Your skepticism is my opportunity.

Here’s what modern marketers missed: the history of marketing and advertising is the history of silver bullets.

When Edward Bernays convinced feminists to smoke cigarettes, he found the silver bullet.

When Wheaties created the first jingle, they found their silver bullet.

When AirBnB integrated with Craigslist to steal their community, they found their silver bullet.

When Dropbox offered free storage if you referred others, they found their silver bullet.

Bernays found the right message; Wheaties and AirBnB found the right medium; Dropbox found the right mechanism.

Earlier this month I attended a Startup Weekend, and half of the pitches were new communities.

Nearly everyone wants to join a community; nearly every entrepreneur wants to create a community; nearly every community will eventually fail.

The upside: within each community is a new medium where your customers might exist. Searching for new mediums is one key facet of effective marketing, because most mediums start out as a place full of high trust early adopters with zero advertising.

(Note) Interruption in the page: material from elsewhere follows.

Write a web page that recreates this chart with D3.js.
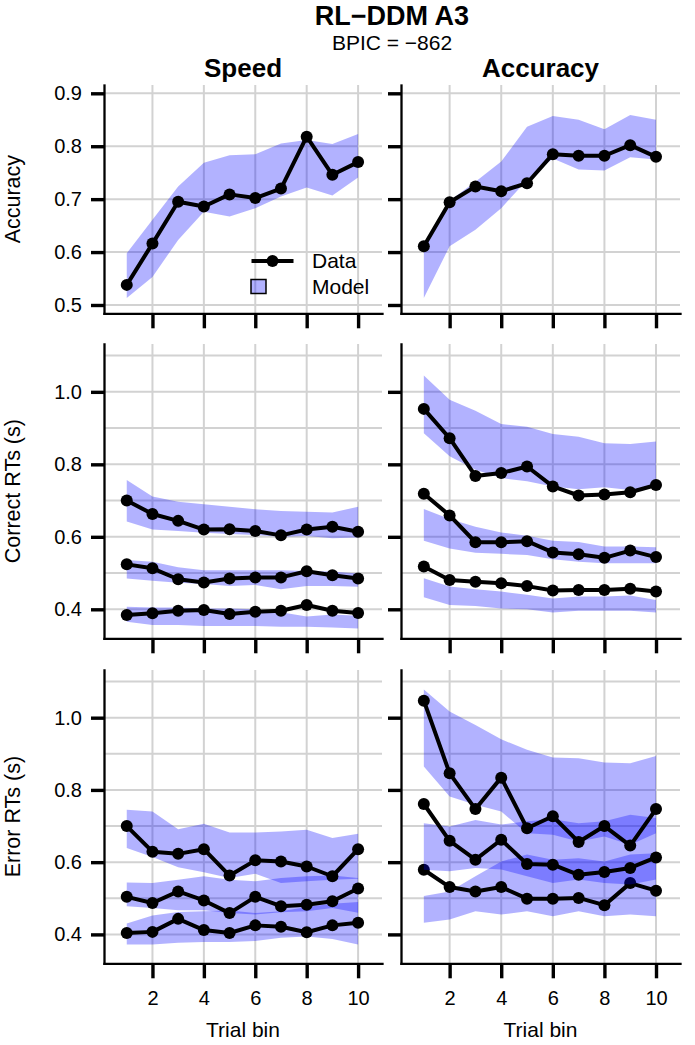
<!DOCTYPE html>
<html>
<head>
<meta charset="utf-8">
<script src="https://d3js.org/d3.v7.min.js"></script>
<style>
body { margin: 0; background: #fff; }
svg text { font-family: "Liberation Sans", Arial, sans-serif; fill: #000; }
</style>
</head>
<body>
<div class="chart"></div>
<script>
// x values (trial bins) and tick values
var bins = [1, 2, 3, 4, 5, 6, 7, 8, 9, 10];
var xTicks = [2, 4, 6, 8, 10];
var accTicks = [0.5, 0.6, 0.7, 0.8, 0.9];
var accGrid = [0.5, 0.6, 0.7, 0.8, 0.9];
var rtTicks = [0.4, 0.6, 0.8, 1.0];
var rtGrid = [0.4, 0.5, 0.6, 0.7, 0.8, 0.9, 1.0, 1.1];

// Accuracy - speed condition
var accSpeedData = [0.538, 0.616, 0.695, 0.686, 0.709, 0.702, 0.720, 0.818, 0.746, 0.770];
var accSpeedLo = [0.513, 0.553, 0.623, 0.676, 0.667, 0.683, 0.705, 0.722, 0.707, 0.741];
var accSpeedHi = [0.598, 0.661, 0.724, 0.769, 0.783, 0.785, 0.805, 0.812, 0.804, 0.823];

// Accuracy - accuracy condition
var accAccData = [0.611, 0.694, 0.724, 0.715, 0.730, 0.785, 0.782, 0.782, 0.802, 0.780];
var accAccLo = [0.513, 0.611, 0.642, 0.683, 0.736, 0.777, 0.756, 0.754, 0.779, 0.775];
var accAccHi = [0.612, 0.697, 0.733, 0.771, 0.837, 0.857, 0.850, 0.832, 0.859, 0.850];

// Correct RTs - speed (10%, 50%, 90% quantiles)
var corSpeedData = [
    [0.384, 0.389, 0.396, 0.398, 0.387, 0.393, 0.396, 0.412, 0.396, 0.390],
    [0.524, 0.513, 0.483, 0.474, 0.485, 0.488, 0.488, 0.505, 0.494, 0.485],
    [0.700, 0.663, 0.644, 0.620, 0.621, 0.616, 0.604, 0.620, 0.628, 0.614]];
var corSpeedLo = [
    [0.366, 0.357, 0.357, 0.354, 0.354, 0.354, 0.352, 0.352, 0.350, 0.347],
    [0.485, 0.479, 0.473, 0.470, 0.464, 0.467, 0.455, 0.464, 0.464, 0.462],
    [0.642, 0.620, 0.616, 0.611, 0.608, 0.605, 0.600, 0.602, 0.596, 0.598]];
var corSpeedHi = [
    [0.407, 0.405, 0.405, 0.402, 0.402, 0.400, 0.392, 0.380, 0.386, 0.382],
    [0.536, 0.531, 0.516, 0.508, 0.508, 0.508, 0.508, 0.506, 0.504, 0.499],
    [0.757, 0.711, 0.697, 0.690, 0.683, 0.676, 0.671, 0.669, 0.667, 0.683]];

// Correct RTs - accuracy
var corAccData = [
    [0.518, 0.481, 0.476, 0.472, 0.464, 0.452, 0.453, 0.453, 0.457, 0.449],
    [0.719, 0.659, 0.585, 0.585, 0.588, 0.557, 0.552, 0.542, 0.562, 0.544],
    [0.953, 0.872, 0.768, 0.776, 0.794, 0.739, 0.714, 0.717, 0.723, 0.743]];
var corAccLo = [
    [0.433, 0.412, 0.409, 0.402, 0.400, 0.391, 0.396, 0.396, 0.396, 0.391],
    [0.589, 0.568, 0.556, 0.553, 0.550, 0.538, 0.531, 0.527, 0.527, 0.527],
    [0.886, 0.822, 0.785, 0.762, 0.753, 0.739, 0.731, 0.737, 0.729, 0.739]];
var corAccHi = [
    [0.486, 0.463, 0.455, 0.449, 0.440, 0.430, 0.435, 0.435, 0.438, 0.426],
    [0.677, 0.649, 0.628, 0.612, 0.603, 0.589, 0.586, 0.573, 0.573, 0.571],
    [1.045, 0.978, 0.948, 0.911, 0.904, 0.884, 0.876, 0.858, 0.856, 0.863]];

// Error RTs - speed
var errSpeedData = [
    [0.404, 0.407, 0.443, 0.412, 0.404, 0.425, 0.421, 0.406, 0.425, 0.432],
    [0.504, 0.487, 0.519, 0.494, 0.459, 0.504, 0.478, 0.482, 0.492, 0.527],
    [0.700, 0.629, 0.623, 0.636, 0.563, 0.605, 0.602, 0.588, 0.561, 0.636]];
var errSpeedLo = [
    [0.372, 0.372, 0.377, 0.379, 0.379, 0.382, 0.391, 0.394, 0.387, 0.372],
    [0.478, 0.473, 0.467, 0.467, 0.459, 0.455, 0.461, 0.464, 0.473, 0.460],
    [0.639, 0.614, 0.586, 0.572, 0.556, 0.568, 0.542, 0.547, 0.551, 0.554]];
var errSpeedHi = [
    [0.430, 0.452, 0.462, 0.464, 0.466, 0.459, 0.464, 0.476, 0.485, 0.490],
    [0.544, 0.542, 0.551, 0.561, 0.551, 0.547, 0.556, 0.561, 0.563, 0.556],
    [0.745, 0.740, 0.691, 0.706, 0.682, 0.682, 0.685, 0.690, 0.667, 0.679]];

// Error RTs - accuracy
var errAccData = [
    [0.579, 0.531, 0.519, 0.531, 0.499, 0.499, 0.501, 0.481, 0.542, 0.521],
    [0.761, 0.659, 0.607, 0.662, 0.595, 0.593, 0.565, 0.573, 0.584, 0.613],
    [1.047, 0.846, 0.747, 0.834, 0.694, 0.727, 0.656, 0.700, 0.646, 0.747]];
var errAccLo = [
    [0.432, 0.441, 0.464, 0.455, 0.464, 0.450, 0.464, 0.450, 0.455, 0.450],
    [0.579, 0.575, 0.584, 0.580, 0.561, 0.542, 0.552, 0.542, 0.538, 0.552],
    [0.865, 0.782, 0.759, 0.740, 0.680, 0.676, 0.657, 0.671, 0.648, 0.680]];
var errAccHi = [
    [0.506, 0.519, 0.561, 0.602, 0.621, 0.607, 0.611, 0.602, 0.621, 0.625],
    [0.708, 0.699, 0.717, 0.704, 0.713, 0.719, 0.708, 0.713, 0.731, 0.722],
    [1.078, 1.017, 0.980, 0.940, 0.911, 0.890, 0.888, 0.876, 0.874, 0.894]];

var colTitles = ["Speed", "Accuracy"];
var rowTitles = ["Accuracy", "Correct RTs (s)", "Error RTs (s)"];

//Width and height
var width = 695, height = 1045;
var bandColor = "#0000ff", bandOpacity = 0.3;

// panel geometry
var cols = [{left: 104, right: 382}, {left: 401, right: 680}];
var rows = [
    {top: 85, bottom: 313.3, domain: [0.4843, 0.9157], grid: accGrid, ticks: accTicks},
    {top: 344, bottom: 638.3, domain: [0.32, 1.132], grid: rtGrid, ticks: rtTicks},
    {top: 670, bottom: 963.3, domain: [0.32, 1.132], grid: rtGrid, ticks: rtTicks}];

var panels = [
    {row: 0, col: 0, data: [accSpeedData], lo: [accSpeedLo], hi: [accSpeedHi]},
    {row: 0, col: 1, data: [accAccData], lo: [accAccLo], hi: [accAccHi]},
    {row: 1, col: 0, data: corSpeedData, lo: corSpeedLo, hi: corSpeedHi},
    {row: 1, col: 1, data: corAccData, lo: corAccLo, hi: corAccHi},
    {row: 2, col: 0, data: errSpeedData, lo: errSpeedLo, hi: errSpeedHi},
    {row: 2, col: 1, data: errAccData, lo: errAccLo, hi: errAccHi}];

//Create SVG element
var svg = d3.select("div.chart")
    .append("svg")
    .attr("width", width)
    .attr("height", height);

panels.forEach(drawPanel);

function drawPanel(p) {
    var c = cols[p.col], r = rows[p.row];
    var x = d3.scaleLinear().domain([0.115, 10.93]).range([c.left, c.right]);
    var y = d3.scaleLinear().domain(r.domain).range([r.bottom, r.top]);
    var g = svg.append("g");

    // grid lines
    g.selectAll("line.hgrid")
        .data(r.grid)
        .enter()
        .append("line")
        .attr("class", "hgrid")
        .attr("x1", c.left).attr("x2", c.right)
        .attr("y1", function (d) { return y(d); })
        .attr("y2", function (d) { return y(d); })
        .style("stroke", "#d2d2d2")
        .style("stroke-width", 2);
    g.selectAll("line.vgrid")
        .data(xTicks)
        .enter()
        .append("line")
        .attr("class", "vgrid")
        .attr("x1", function (d) { return x(d); })
        .attr("x2", function (d) { return x(d); })
        .attr("y1", r.top).attr("y2", r.bottom)
        .style("stroke", "#d2d2d2")
        .style("stroke-width", 2);

    // model band, then data line, for each quantile
    p.data.forEach(function (series, i) {
        var area = d3.area()
            .x(function (d, j) { return x(bins[j]); })
            .y0(function (d, j) { return y(p.lo[i][j]); })
            .y1(function (d, j) { return y(p.hi[i][j]); });
        g.append("path")
            .datum(series)
            .attr("d", area)
            .style("fill", bandColor)
            .style("fill-opacity", bandOpacity)
            .style("stroke", "none");

        var line = d3.line()
            .x(function (d, j) { return x(bins[j]); })
            .y(function (d) { return y(d); });
        g.append("path")
            .datum(series)
            .attr("d", line)
            .style("fill", "none")
            .style("stroke", "#000")
            .style("stroke-width", 4)
            .style("stroke-linejoin", "round");

        g.selectAll(null)
            .data(series)
            .enter()
            .append("circle")
            .attr("cx", function (d, j) { return x(bins[j]); })
            .attr("cy", function (d) { return y(d); })
            .attr("r", 6)
            .style("fill", "#000");
    });

    // y axis
    var yAxis = d3.axisLeft(y)
        .tickValues(r.ticks)
        .tickSize(13)
        .tickSizeOuter(0)
        .tickPadding(9)
        .tickFormat(p.col == 0 ? d3.format(".1f") : "");
    var ya = g.append("g")
        .attr("transform", "translate(" + c.left + ",0)")
        .call(yAxis);
    styleAxis(ya);

    // x axis
    var xAxis = d3.axisBottom(x)
        .tickValues(xTicks)
        .tickSize(15)
        .tickSizeOuter(0)
        .tickPadding(12.5)
        .tickFormat(p.row == 2 ? d3.format("d") : "");
    var xa = g.append("g")
        .attr("transform", "translate(0," + r.bottom + ")")
        .call(xAxis);
    styleAxis(xa);

    // axis titles
    if (p.col == 0) {
        svg.append("text")
            .attr("transform", "translate(20," + ((r.top + r.bottom) / 2) + ") rotate(-90)")
            .attr("text-anchor", "middle")
            .style("font-size", "21.5px")
            .text(rowTitles[p.row]);
    }
    if (p.row == 2) {
        svg.append("text")
            .attr("x", (c.left + c.right) / 2)
            .attr("y", 1037)
            .attr("text-anchor", "middle")
            .style("font-size", "21px")
            .text("Trial bin");
    }
    if (p.row == 0) {
        svg.append("text")
            .attr("x", (c.left + c.right) / 2)
            .attr("y", 77)
            .attr("text-anchor", "middle")
            .style("font-size", "26px")
            .style("font-weight", "bold")
            .text(colTitles[p.col]);
    }
}

function styleAxis(a) {
    a.select(".domain")
        .style("stroke", "#000")
        .style("stroke-width", 2.3)
        .style("stroke-linecap", "square");
    a.selectAll(".tick line")
        .style("stroke", "#000")
        .style("stroke-width", 3.4);
    a.selectAll(".tick text")
        .style("font-family", "'Liberation Sans', Arial, sans-serif")
        .style("font-size", "20px")
        .style("fill", "#000");
}

// legend (top left panel)
var legend = svg.append("g");
legend.append("line")
    .attr("x1", 251.5).attr("x2", 293.5)
    .attr("y1", 261).attr("y2", 261)
    .style("stroke", "#000")
    .style("stroke-width", 4);
legend.append("circle")
    .attr("cx", 272.5).attr("cy", 261).attr("r", 6)
    .style("fill", "#000");
legend.append("rect")
    .attr("x", 251).attr("y", 279.5)
    .attr("width", 15).attr("height", 14)
    .style("fill", bandColor)
    .style("fill-opacity", bandOpacity)
    .style("stroke", "#000")
    .style("stroke-width", 1.5);
legend.append("text")
    .attr("x", 312).attr("y", 268.3)
    .style("font-size", "21px")
    .text("Data");
legend.append("text")
    .attr("x", 312).attr("y", 294.3)
    .style("font-size", "21px")
    .text("Model");

// titles
svg.append("text")
    .attr("x", 392).attr("y", 25)
    .attr("text-anchor", "middle")
    .style("font-size", "27px")
    .style("font-weight", "bold")
    .text("RL\u2212DDM A3");
svg.append("text")
    .attr("x", 392).attr("y", 50)
    .attr("text-anchor", "middle")
    .style("font-size", "21px")
    .text("BPIC = \u2212862");
</script>
</body>
</html>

The other facet is mechanisms. A year ago Instagram was a medium where you had to manually post every photo and could not directly sell. Now you can autopost from your desktop and offer buy now options.

On average, each day yields three new APIs. Every API has potential to be a new medium, or mechanism, or both.

When Zappos started, they thrashed while attempting to dropship product, and only took off when they brought inventory in-house.

Now their acquirer, Amazon, makes it possible for anyone to launch a product business and grow to six figures revenue in a few months. Meanwhile the collapse of container shipping makes the cost of importing from China move toward zero.

When mechanisms change, companies poised to adapt can make millions.

So silver bullets exist, but not for you.

Your marketing is probably following the principles of a software company founded last decade. You think you’ll win if you can just publish enough blog posts, cover the three major social media channels, and send automated follow up emails to cold prospects.

This can work in a permanently fragmented market: you need only move a bit faster than everyone else. Execution becomes the constraint.

In software, winners tend to dominate the market, because their margins combined with a larger market share enable far higher investments in more marketing.

It turns out brand advertising actually works, if you can spend 10x more than your competitors.

So you can focus on grinding it out, but if you don’t have 10x budget, if you want to grow faster, you need an unfair advantage. You need silver bullets.